For decades, processor performance improvements were driven by packing more transistors onto a single silicon die. However, as process nodes continue to shrink, designing large monolithic chips has become increasingly difficult, expensive, and risky.
Manufacturing challenges, rising wafer costs, lower yields, and growing design complexity are forcing the industry to rethink traditional chip design approaches.
This has led to the rise of Chiplets a revolutionary architecture that breaks a large processor into smaller, specialized silicon dies connected within a single package. Chiplets are rapidly becoming the foundation of next-generation CPUs, GPUs, AI accelerators, and data center processors.
What Are Chiplets?
A chiplet is a smaller functional silicon block designed to perform a specific task within a larger processor system.
Instead of building one massive chip, manufacturers divide functionality into multiple chiplets such as:
- Compute Chiplets (CPU cores)
- Graphics Chiplets (GPU engines)
- AI Accelerator Chiplets
- Cache Chiplets
- Memory Controllers
- I/O Chiplets
These chiplets are integrated together using advanced packaging technologies to function as a single processor.
This modular approach allows designers to mix and match different technologies, process nodes, and functions while reducing manufacturing complexity.

Why Chiplets Are Transforming Processor Design
Improved Manufacturing Yield
Smaller dies have fewer manufacturing defects compared to large monolithic chips.
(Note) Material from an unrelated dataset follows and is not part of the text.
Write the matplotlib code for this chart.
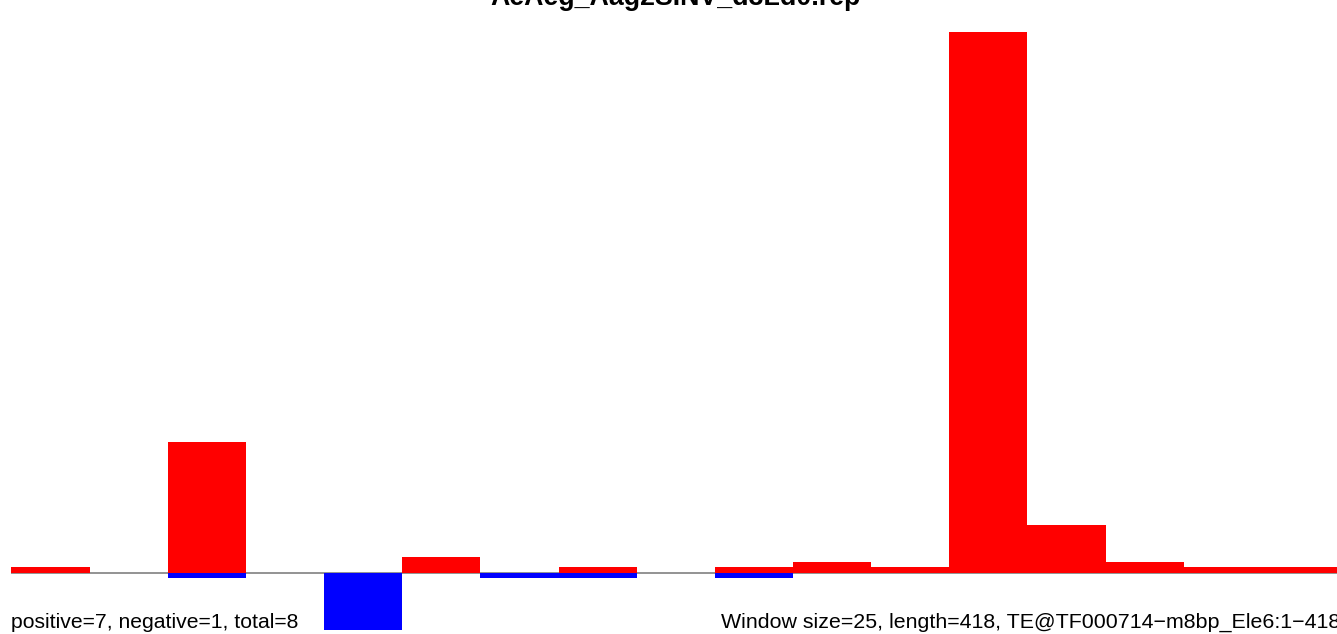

Higher yield means more usable chips per wafer and significantly lower production costs.
Lower Development Costs
Designing multiple reusable chiplets is often more cost-effective than creating entirely new monolithic processors for every product generation.
Process Node Optimization
Not every component benefits equally from the latest manufacturing node.
For example:
- CPU cores may use advanced 2nm or 3nm technology.
- I/O controllers can remain on mature nodes.
- Analog circuits may stay on specialized processes.
Chiplets enable each function to be manufactured using the most suitable technology.
Faster Product Development
Reusable chiplet libraries allow semiconductor companies to develop new products faster while reducing engineering effort.
Greater Scalability
Manufacturers can scale performance by simply increasing the number of compute chiplets rather than redesigning an entire processor.
The Technologies Enabling Chiplets
Chiplet-based systems rely heavily on advanced packaging and high-speed interconnect technologies.
Advanced Packaging
Modern packaging techniques provide ultra-short, high-bandwidth connections between chiplets.
Examples include:
- 2.5D Packaging
- 3D Packaging
- Fan-Out Packaging
- Silicon Interposers
High-Speed Die-to-Die Communication
Chiplets must communicate with extremely low latency and high bandwidth.
Key interconnect technologies include:
- UCIe (Universal Chiplet Interconnect Express)
- Infinity Fabric
- EMIB
- CoWoS
- Foveros
These technologies allow multiple dies to behave like a single integrated processor.
Heterogeneous Integration
Different chiplets can be combined regardless of process node, vendor, or function, creating highly optimized computing platforms.
Applications of Chiplet-Based Architectures
Data Center Processors
Modern server CPUs require hundreds of cores and massive cache capacity. Chiplets enable scalable architectures that would be difficult to achieve with a single die.
Artificial Intelligence Accelerators
AI workloads demand enormous computational power and memory bandwidth. Chiplets allow AI processors to integrate compute, memory, and networking functions efficiently.
High-Performance Computing (HPC)
Supercomputers increasingly rely on chiplet architectures to achieve exascale performance while managing power and manufacturing costs.
Consumer Processors
Desktop and laptop CPUs are already benefiting from chiplet designs, enabling better performance, flexibility, and cost efficiency.
Automotive and Edge Computing
Future autonomous systems and edge AI platforms are expected to leverage chiplet architectures for customized processing solutions.
Conclusion
The future of processor design is no longer centered on building larger monolithic chips. Instead, it is focused on intelligently integrating multiple specialized chiplets into a unified system.
By delivering higher scalability, improved yields, lower costs, faster innovation cycles, and greater design flexibility, chiplets are redefining how modern processors are built. As AI, cloud computing, and high-performance computing continue to grow, chiplet architectures will play a critical role in shaping the next generation of semiconductor technology.